For many, the next logical step will be for brands to have their own proprietary online offerings on the mainland. In March this year, two overseas brands – Pure & Mild and Jurlique – actually launched their own sites, with many more expected to follow suit.

Given the relative immaturity of the sector and its focus on fashion and the latest trends, it is still incumbent on manufacturers to develop innovative new treatments and stay ahead of market expectations. In terms of male high-flyers, products need to focus on potential image enhancement, particularly in terms of anti-ageing, firming skin tones and concealing blemishes. A number of companies – notably Armani, Dior and Biotherm – are all relying heavily on the aspirational elements of their products in their mainland marketing initiatives. 

Added-value in the domestic sector

Given the dominance of overseas brands in the sector – particularly L'Oréal, Nivea, Bioré, Olay, Mentholatum and Shiseido – domestic companies have struggled to find their own niche. Given the potential rewards, however, this has not deterred many from trying.

One such hopeful is Inoherb, an established manufacturer of herb-based skincare products for women that made its first move into the male market in March 2013. As part of its USP, the brand offers tips on simple and practical skincare procedures for male consumers, with its products focusing on two particular areas – oil control and moisturising.

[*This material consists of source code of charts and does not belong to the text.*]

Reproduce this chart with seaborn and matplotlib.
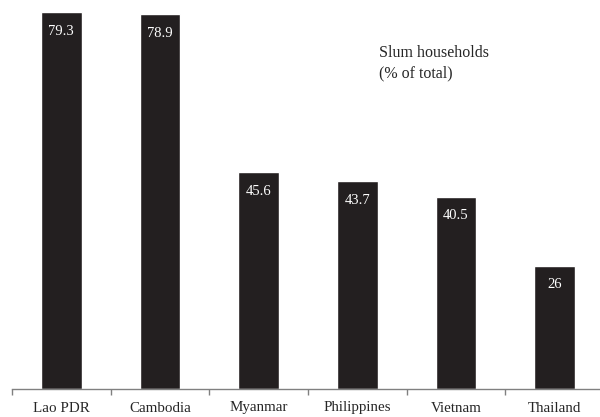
import matplotlib
matplotlib.use("Agg")
import matplotlib.pyplot as plt
import seaborn as sns
import pandas as pd

countries = ["Lao PDR", "Cambodia", "Myanmar", "Philippines", "Vietnam", "Thailand"]
slum_share = [79.3, 78.9, 45.6, 43.7, 40.5, 26]
value_labels = ["79.3", "78.9", "45.6", "43.7", "40.5", "26"]

sns.set_style("white")
plt.rcParams["font.family"] = ["Liberation Serif", "DejaVu Serif"]

df = pd.DataFrame({"country": countries, "share": slum_share})

fig = plt.figure(figsize=(6, 4.17), dpi=100)
ax = fig.add_axes([12 / 600, 28 / 417, 592 / 600, 389 / 417])

sns.barplot(data=df, x="country", y="share", color="#231f20", saturation=1,
            width=0.41, ax=ax)

for i, (v, lab) in enumerate(zip(slum_share, value_labels)):
    ax.annotate(lab, (i, v), xytext=(0, -19), textcoords="offset pixels",
                ha="center", va="center", color="white", fontsize=10.5)

ax.set_xlim(-0.5, 5.5)
ax.set_ylim(0, 81.9)
ax.set_xlabel("")
ax.set_ylabel("")
ax.set_yticks([])

# ticks sit between categories, labels under the bars
ax.set_xticks([i - 0.5 for i in range(len(countries))], minor=False)
ax.set_xticklabels([])
ax.set_xticks(range(len(countries)), minor=True)
ax.set_xticklabels(countries, minor=True, fontsize=10.8)
ax.tick_params(axis="x", which="minor", length=0, pad=9)
ax.tick_params(axis="x", which="major", length=4, width=1, color="#808080",
               direction="out", bottom=True)

for side in ["top", "right", "left"]:
    ax.spines[side].set_visible(False)
ax.spines["bottom"].set_color("#808080")
ax.spines["bottom"].set_linewidth(1)

fig.text(379 / 600, 1 - 53 / 417, "Slum households", fontsize=11.5,
         ha="left", va="center")
fig.text(379 / 600, 1 - 73 / 417, "(% of total)", fontsize=11.5,
         ha="left", va="center")

fig.savefig("out.png", dpi=100)
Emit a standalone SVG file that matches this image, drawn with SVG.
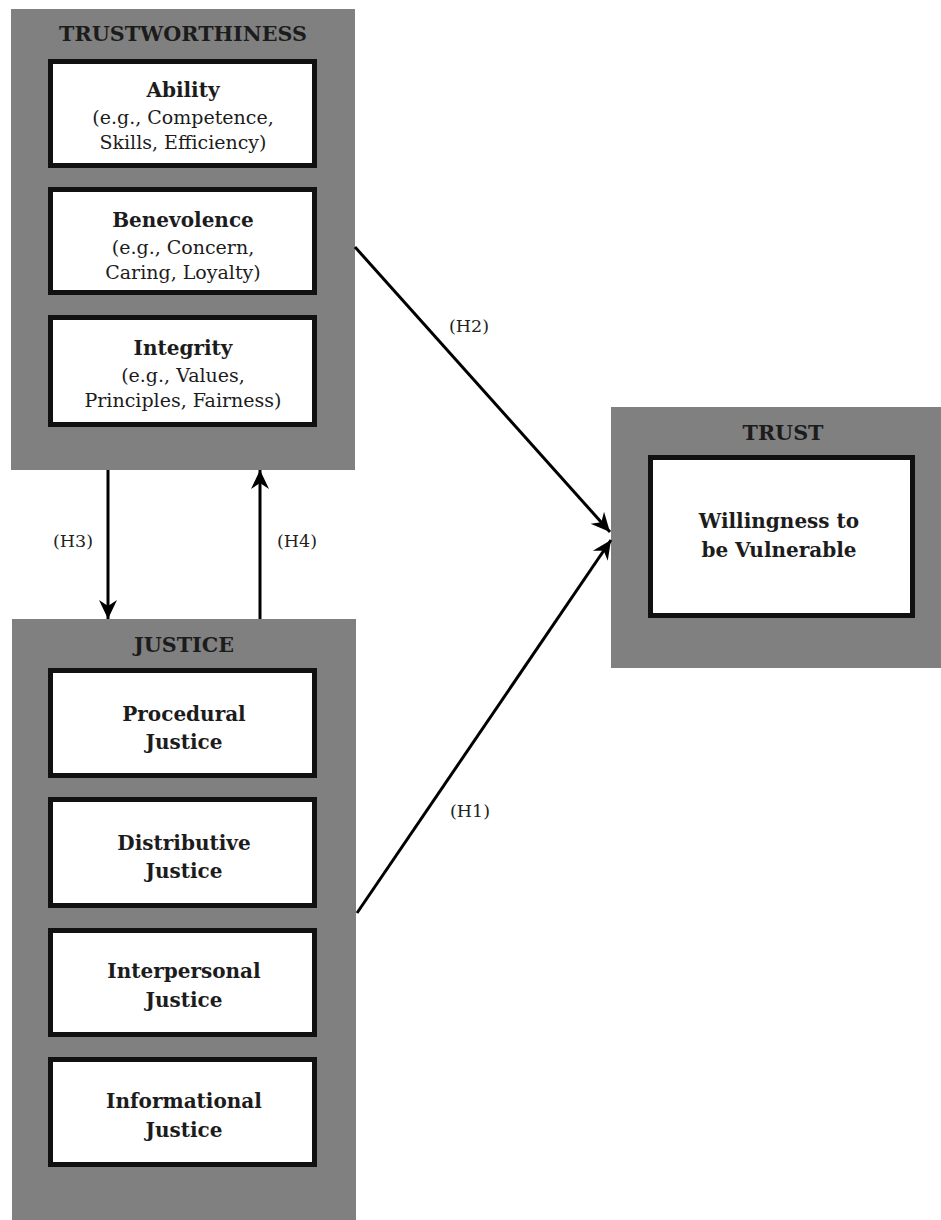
<svg xmlns="http://www.w3.org/2000/svg" width="941" height="1220" viewBox="0 0 941 1220">
<style>
.panel{fill:#808080}
.box{fill:#fff;stroke:#111;stroke-width:5}
.t{font-family:"DejaVu Serif","Liberation Serif",serif;fill:#1c1c1c;text-anchor:middle}
.h{font-size:20.7px;font-weight:bold}
.b{font-size:20px;font-weight:bold}
.n{font-size:19px}
.lbl{font-family:"DejaVu Serif","Liberation Serif",serif;fill:#222;font-size:17.5px;text-anchor:middle}
.conn{stroke:#000;stroke-width:3;fill:none;marker-end:url(#arr)}
</style>
<defs>
<marker id="arr" markerUnits="userSpaceOnUse" markerWidth="24" markerHeight="20" viewBox="-20 -10 22 20" refX="0" refY="0" orient="auto">
<path d="M0,0 L-19,-9 L-13,0 L-19,9 Z" fill="#000"/>
</marker>
</defs>
<rect width="941" height="1220" fill="#fff"/>
<g id="trustworthiness">
<rect class="panel" x="11" y="9" width="344" height="461"/>
<text class="t h" x="183" y="41">TRUSTWORTHINESS</text>
</g>
<g id="ability">
<rect class="box" x="50.5" y="61.5" width="264" height="104"/>
<text class="t b" x="183" y="97">Ability</text>
<text class="t n" x="183" y="124">(e.g., Competence,</text>
<text class="t n" x="183" y="149">Skills, Efficiency)</text>
</g>
<g id="benevolence">
<rect class="box" x="50.5" y="189.5" width="264" height="103"/>
<text class="t b" x="183" y="227">Benevolence</text>
<text class="t n" x="183" y="254">(e.g., Concern,</text>
<text class="t n" x="183" y="279">Caring, Loyalty)</text>
</g>
<g id="integrity">
<rect class="box" x="50.5" y="317.5" width="264" height="107"/>
<text class="t b" x="183" y="355">Integrity</text>
<text class="t n" x="183" y="382">(e.g., Values,</text>
<text class="t n" x="183" y="407">Principles, Fairness)</text>
</g>
<g id="justice">
<rect class="panel" x="12" y="619" width="344" height="601"/>
<text class="t h" x="184" y="652">JUSTICE</text>
</g>
<g id="procedural">
<rect class="box" x="50.5" y="670.5" width="264" height="105"/>
<text class="t b" x="184" y="721">Procedural</text>
<text class="t b" x="184" y="749">Justice</text>
</g>
<g id="distributive">
<rect class="box" x="50.5" y="799.5" width="264" height="106"/>
<text class="t b" x="184" y="850">Distributive</text>
<text class="t b" x="184" y="878">Justice</text>
</g>
<g id="interpersonal">
<rect class="box" x="50.5" y="930.5" width="264" height="104"/>
<text class="t b" x="184" y="978">Interpersonal</text>
<text class="t b" x="184" y="1007">Justice</text>
</g>
<g id="informational">
<rect class="box" x="50.5" y="1059.5" width="264" height="105"/>
<text class="t b" x="184" y="1108">Informational</text>
<text class="t b" x="184" y="1137">Justice</text>
</g>
<g id="trust">
<rect class="panel" x="611" y="407" width="330" height="261"/>
<text class="t h" x="783" y="440">TRUST</text>
<rect class="box" x="650.5" y="457.5" width="262" height="158"/>
<text class="t b" x="779" y="528">Willingness to</text>
<text class="t b" x="779" y="557">be Vulnerable</text>
</g>
<g id="connectors">
<line class="conn" x1="108" y1="470" x2="108" y2="619"/>
<line class="conn" x1="260" y1="619" x2="260" y2="470"/>
<line class="conn" x1="355" y1="247" x2="610" y2="532"/>
<line class="conn" x1="357" y1="913" x2="611" y2="540"/>
<text class="lbl" x="73" y="547">(H3)</text>
<text class="lbl" x="297" y="547">(H4)</text>
<text class="lbl" x="469" y="332">(H2)</text>
<text class="lbl" x="470" y="817">(H1)</text>
</g>
</svg>
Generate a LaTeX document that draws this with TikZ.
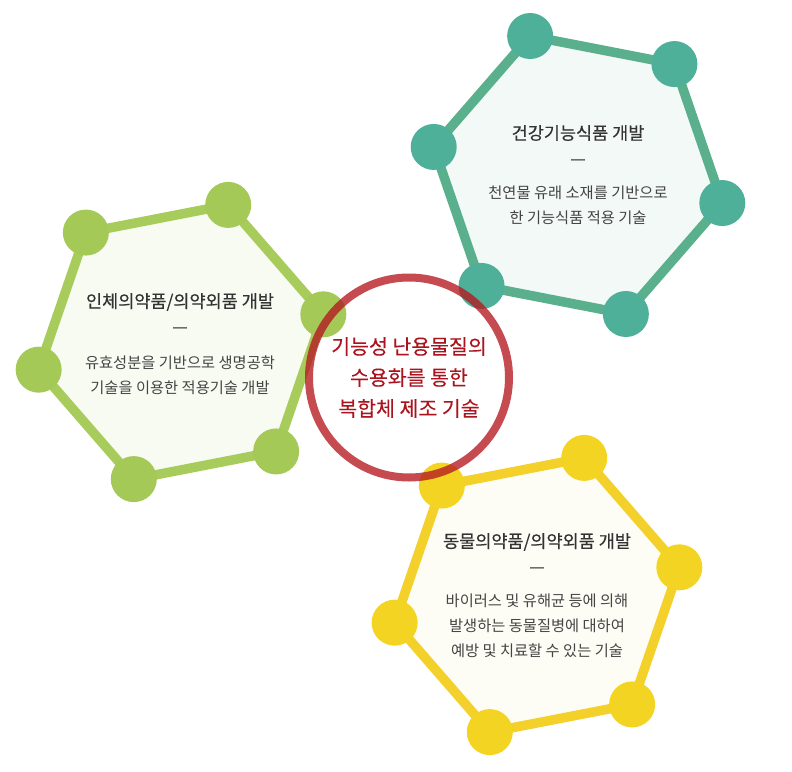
\documentclass[tikz,border=0pt]{standalone}
\usepackage{fontspec}
\setmainfont{Noto Sans CJK KR}
\newfontfamily\heavykr[FakeBold=0.4]{Noto Sans CJK KR}

\definecolor{tealdot}{HTML}{4FB099}
\definecolor{tealline}{HTML}{5AAF8C}
\definecolor{tealfill}{HTML}{F3F9F7}
\definecolor{limedot}{HTML}{A4C957}
\definecolor{limeline}{HTML}{A8CC5C}
\definecolor{limefill}{HTML}{F8FBF2}
\definecolor{golddot}{HTML}{F4D423}
\definecolor{goldline}{HTML}{F3D12A}
\definecolor{goldfill}{HTML}{FDFDF5}
\definecolor{ringred}{HTML}{B51820}
\definecolor{corered}{HTML}{A9141E}
\definecolor{textdark}{HTML}{333333}
\definecolor{textgray}{HTML}{444444}

\tikzset{
  vertex/.style={circle, minimum size=46pt, inner sep=0pt},
  rim/.style={line width=9.5pt, line join=round},
  title/.style={font=\heavykr\fontsize{17.5}{20}\selectfont, text=textdark},
  dashmark/.style={font=\heavykr\fontsize{17}{20}\selectfont, text=textdark},
  body/.style={font=\fontsize{15.3}{25}\selectfont, text=textgray, align=center},
}

\begin{document}
\begin{tikzpicture}[x=1pt, y=-1pt]
  \useasboundingbox (0,0) rectangle (792,771);

  % health food
  \begin{scope}[shift={(578,175)}]
    \foreach \a [count=\i] in {-109,-49,11,71,131,191}
      \coordinate (g\i) at (\a:147);
    \fill[tealfill] (g1) -- (g2) -- (g3) -- (g4) -- (g5) -- (g6) -- cycle;
    \draw[rim, tealline] (g1) -- (g2) -- (g3) -- (g4) -- (g5) -- (g6) -- cycle;
    \foreach \i in {1,...,6}
      \node[vertex, fill=tealdot] (gv\i) at (g\i) {};
    \node[title] (gtitle) at (0,-42) {건강기능식품 개발};
    \node[dashmark] (gdash) at (0,-13) {—};
    \node[body] (gtext) at (0,30.5) {천연물 유래 소재를 기반으로\\한 기능식품 적용 기술};
  \end{scope}

  % human medicine
  \begin{scope}[shift={(181,342)}]
    \foreach \a [count=\i] in {-131,-71,-11,49,109,169}
      \coordinate (l\i) at (\a:145);
    \fill[limefill] (l1) -- (l2) -- (l3) -- (l4) -- (l5) -- (l6) -- cycle;
    \draw[rim, limeline] (l1) -- (l2) -- (l3) -- (l4) -- (l5) -- (l6) -- cycle;
    \foreach \i in {1,...,6}
      \node[vertex, fill=limedot] (lv\i) at (l\i) {};
    \node[title] (ltitle) at (-1,-40) {인체의약품/의약외품 개발};
    \node[dashmark] (ldash) at (-1,-12) {—};
    \node[body] (ltext) at (-1,33.5) {유효성분을 기반으로 생명공학\\기술을 이용한 적용기술 개발};
  \end{scope}

  % animal medicine
  \begin{scope}[shift={(537,595)}]
    \foreach \a [count=\i] in {-131,-71,-11,49,109,169}
      \coordinate (y\i) at (\a:145);
    \fill[goldfill] (y1) -- (y2) -- (y3) -- (y4) -- (y5) -- (y6) -- cycle;
    \draw[rim, goldline] (y1) -- (y2) -- (y3) -- (y4) -- (y5) -- (y6) -- cycle;
    \foreach \i in {1,...,6}
      \node[vertex, fill=golddot] (yv\i) at (y\i) {};
    \node[title] (ytitle) at (0,-53) {동물의약품/의약외품 개발};
    \node[dashmark] (ydash) at (0,-25) {—};
    \node[body] (ytext) at (0,31) {바이러스 및 유해균 등에 의해\\발생하는 동물질병에 대하여\\예방 및 치료할 수 있는 기술};
  \end{scope}

  % core
  \node[circle, draw=ringred, draw opacity=0.78, line width=8pt, minimum size=200pt,
        align=center, text=corered, font=\heavykr\fontsize{20.5}{31}\selectfont]
    (core) at (409,377.5) {기능성 난용물질의\\수용화를 통한\\복합체 제조 기술};
\end{tikzpicture}
\end{document}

Pechoin, a Shanghai-based manufacturer, is also counting on its value-added offer to attract consumers. In particular, its marketing emphasises the quality of its research and development procedures. Currently, its range focuses on eight product areas, including face washes, moisturisers, lip balms and eye serum. The brand also seeks to woo consumers through its overseas style packaging, which features prominent English wording.

The average unit price of men's skincare products produced by domestic manufacturers is said to be around Rmb50, slightly lower than that of similar products for the female sector.